All of the patients I saw were trapped and had no way out. They were all living on the second and third floors of motels and apartment buildings. The first call was for a lady who was six months pregnant and thought she was going to deliver her baby right then (her other four children all were born at seven months). All I had was a blood pressure cuff and stethoscope and a couple of bandages. I tried to remember the section of the EMT textbook that talked about delivering babies. I thought I could do it if it was a normal birth but otherwise I was scared shitless. She was shouting at me, "I have to go to the bathroom, I have to push it out," and I was shouting at her, "Don't push, don't push, don't push!" I slipped aside her underwear and saw that she wasn't crowning, but I didn't know how far the airport clinic was. On the inside, I was thinking, "Oh shit, oh shit, oh shit." There was a downed power line blocking the road and we had to park far from the complex and wade a long way because of it. I yelled at the officers to get the truck right up to the complex. Somehow, they did it. Right then, an EMT from the fire department showed up and he had a bunch of experience delivering babies, and then everything seemed much easier. We got the lady to the airport triage center with no trouble.
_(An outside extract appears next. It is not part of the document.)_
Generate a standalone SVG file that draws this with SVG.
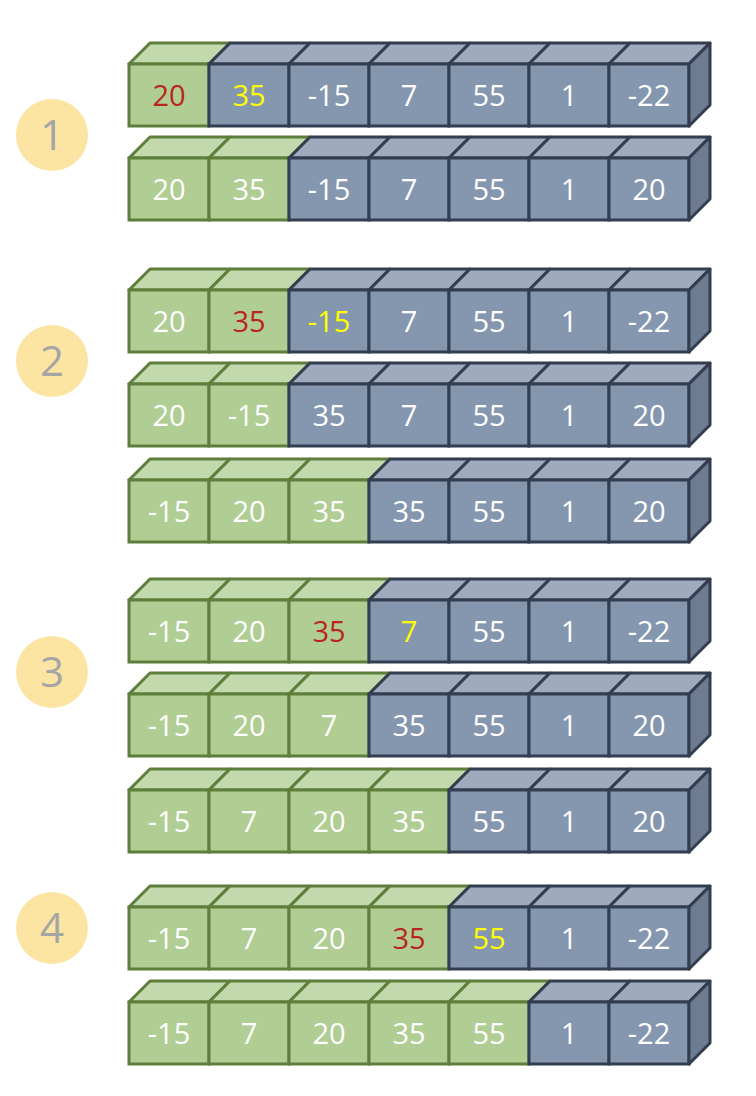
<svg xmlns="http://www.w3.org/2000/svg" xmlns:xlink="http://www.w3.org/1999/xlink" width="756" height="1096" viewBox="0 0 756 1096">
<style>
.gt{fill:#c2d8ad;stroke:#5e7e3b;stroke-width:3;stroke-linejoin:round}
.gf{fill:#b0cd94;stroke:#5e7e3b;stroke-width:3}
.bt{fill:#9eaabd;stroke:#323e4f;stroke-width:3;stroke-linejoin:round}
.bf{fill:#8596af;stroke:#323e4f;stroke-width:3}
.bs{fill:#6d7c91;stroke:#323e4f;stroke-width:3;stroke-linejoin:round}
.t{font-family:"Open Sans","Liberation Sans",sans-serif;font-size:29px;fill:#ffffff;text-anchor:middle}
.r{fill:#b8261c}
.y{fill:#ffff00}
.cn{fill:#fce5a3}
.ct{font-family:"Open Sans","Liberation Sans",sans-serif;font-size:42px;fill:#a5a5a5;text-anchor:middle}
</style>
<defs>
<g id="gc"><path class="gt" d="M0,0 L21,-21 L101,-21 L80,0 Z"/><rect class="gf" width="80" height="62"/></g>
<g id="bc"><path class="bt" d="M0,0 L21,-21 L101,-21 L80,0 Z"/><rect class="bf" width="80" height="62"/></g>
<path id="bside" class="bs" d="M80,0 L101,-21 L101,41 L80,62 Z"/>
</defs>
<g id="step-labels">
<g id="label1"><circle class="cn" cx="52" cy="135" r="36"/><text class="ct" x="52" y="150">1</text></g>
<g id="label2"><circle class="cn" cx="52" cy="361" r="36"/><text class="ct" x="52" y="376">2</text></g>
<g id="label3"><circle class="cn" cx="52" cy="672" r="36"/><text class="ct" x="52" y="687">3</text></g>
<g id="label4"><circle class="cn" cx="52" cy="928" r="36"/><text class="ct" x="52" y="943">4</text></g>
</g>
<g id="row1" transform="translate(129,64)">
<use href="#gc" x="0"/><use href="#bc" x="80"/><use href="#bc" x="160"/><use href="#bc" x="240"/><use href="#bc" x="320"/><use href="#bc" x="400"/><use href="#bc" x="480"/><use href="#bside" x="480"/>
<text class="t r" x="40" y="42">20</text><text class="t y" x="120" y="42">35</text><text class="t" x="200" y="42">-15</text><text class="t" x="280" y="42">7</text><text class="t" x="360" y="42">55</text><text class="t" x="440" y="42">1</text><text class="t" x="520" y="42">-22</text>
</g>
<g id="row2" transform="translate(129,158)">
<use href="#gc" x="0"/><use href="#gc" x="80"/><use href="#bc" x="160"/><use href="#bc" x="240"/><use href="#bc" x="320"/><use href="#bc" x="400"/><use href="#bc" x="480"/><use href="#bside" x="480"/>
<text class="t" x="40" y="42">20</text><text class="t" x="120" y="42">35</text><text class="t" x="200" y="42">-15</text><text class="t" x="280" y="42">7</text><text class="t" x="360" y="42">55</text><text class="t" x="440" y="42">1</text><text class="t" x="520" y="42">20</text>
</g>
<g id="row3" transform="translate(129,290)">
<use href="#gc" x="0"/><use href="#gc" x="80"/><use href="#bc" x="160"/><use href="#bc" x="240"/><use href="#bc" x="320"/><use href="#bc" x="400"/><use href="#bc" x="480"/><use href="#bside" x="480"/>
<text class="t" x="40" y="42">20</text><text class="t r" x="120" y="42">35</text><text class="t y" x="200" y="42">-15</text><text class="t" x="280" y="42">7</text><text class="t" x="360" y="42">55</text><text class="t" x="440" y="42">1</text><text class="t" x="520" y="42">-22</text>
</g>
<g id="row4" transform="translate(129,384)">
<use href="#gc" x="0"/><use href="#gc" x="80"/><use href="#bc" x="160"/><use href="#bc" x="240"/><use href="#bc" x="320"/><use href="#bc" x="400"/><use href="#bc" x="480"/><use href="#bside" x="480"/>
<text class="t" x="40" y="42">20</text><text class="t" x="120" y="42">-15</text><text class="t" x="200" y="42">35</text><text class="t" x="280" y="42">7</text><text class="t" x="360" y="42">55</text><text class="t" x="440" y="42">1</text><text class="t" x="520" y="42">20</text>
</g>
<g id="row5" transform="translate(129,480)">
<use href="#gc" x="0"/><use href="#gc" x="80"/><use href="#gc" x="160"/><use href="#bc" x="240"/><use href="#bc" x="320"/><use href="#bc" x="400"/><use href="#bc" x="480"/><use href="#bside" x="480"/>
<text class="t" x="40" y="42">-15</text><text class="t" x="120" y="42">20</text><text class="t" x="200" y="42">35</text><text class="t" x="280" y="42">35</text><text class="t" x="360" y="42">55</text><text class="t" x="440" y="42">1</text><text class="t" x="520" y="42">20</text>
</g>
<g id="row6" transform="translate(129,600)">
<use href="#gc" x="0"/><use href="#gc" x="80"/><use href="#gc" x="160"/><use href="#bc" x="240"/><use href="#bc" x="320"/><use href="#bc" x="400"/><use href="#bc" x="480"/><use href="#bside" x="480"/>
<text class="t" x="40" y="42">-15</text><text class="t" x="120" y="42">20</text><text class="t r" x="200" y="42">35</text><text class="t y" x="280" y="42">7</text><text class="t" x="360" y="42">55</text><text class="t" x="440" y="42">1</text><text class="t" x="520" y="42">-22</text>
</g>
<g id="row7" transform="translate(129,694)">
<use href="#gc" x="0"/><use href="#gc" x="80"/><use href="#gc" x="160"/><use href="#bc" x="240"/><use href="#bc" x="320"/><use href="#bc" x="400"/><use href="#bc" x="480"/><use href="#bside" x="480"/>
<text class="t" x="40" y="42">-15</text><text class="t" x="120" y="42">20</text><text class="t" x="200" y="42">7</text><text class="t" x="280" y="42">35</text><text class="t" x="360" y="42">55</text><text class="t" x="440" y="42">1</text><text class="t" x="520" y="42">20</text>
</g>
<g id="row8" transform="translate(129,790)">
<use href="#gc" x="0"/><use href="#gc" x="80"/><use href="#gc" x="160"/><use href="#gc" x="240"/><use href="#bc" x="320"/><use href="#bc" x="400"/><use href="#bc" x="480"/><use href="#bside" x="480"/>
<text class="t" x="40" y="42">-15</text><text class="t" x="120" y="42">7</text><text class="t" x="200" y="42">20</text><text class="t" x="280" y="42">35</text><text class="t" x="360" y="42">55</text><text class="t" x="440" y="42">1</text><text class="t" x="520" y="42">20</text>
</g>
<g id="row9" transform="translate(129,907)">
<use href="#gc" x="0"/><use href="#gc" x="80"/><use href="#gc" x="160"/><use href="#gc" x="240"/><use href="#bc" x="320"/><use href="#bc" x="400"/><use href="#bc" x="480"/><use href="#bside" x="480"/>
<text class="t" x="40" y="42">-15</text><text class="t" x="120" y="42">7</text><text class="t" x="200" y="42">20</text><text class="t r" x="280" y="42">35</text><text class="t y" x="360" y="42">55</text><text class="t" x="440" y="42">1</text><text class="t" x="520" y="42">-22</text>
</g>
<g id="row10" transform="translate(129,1002)">
<use href="#gc" x="0"/><use href="#gc" x="80"/><use href="#gc" x="160"/><use href="#gc" x="240"/><use href="#gc" x="320"/><use href="#bc" x="400"/><use href="#bc" x="480"/><use href="#bside" x="480"/>
<text class="t" x="40" y="42">-15</text><text class="t" x="120" y="42">7</text><text class="t" x="200" y="42">20</text><text class="t" x="280" y="42">35</text><text class="t" x="360" y="42">55</text><text class="t" x="440" y="42">1</text><text class="t" x="520" y="42">-22</text>
</g>
<g id="connectors"></g>
</svg>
The rest of the patients that day were people that in any normal situation should have been taken to the emergency room -- sick elderly folks, heart patients and diabetics, sick children and infants, people with sky-high blood pressure or fluid in their lungs, a guy with a deep cut in his arm six inches long and three inches wide. All of them were out or nearly out of food and water. Some had had their food and water stolen at gunpoint. All of the people were very, very afraid. One was shaking so hard he couldn't hold his medicine bottle. It was a hundred degrees out and incredibly humid.

I saw all this and my immediate reaction was "Get this person out of here right now," and then I would remind myself that all over the area, people were dying. I knew that in New Orleans, they were leaving the corpses in the water, tying them down if they had time, hoping they wouldn't float away. I'd also heard that when the power had gone out at one of the local hospitals, the backup generators didn't turn on and all the patients on life support died.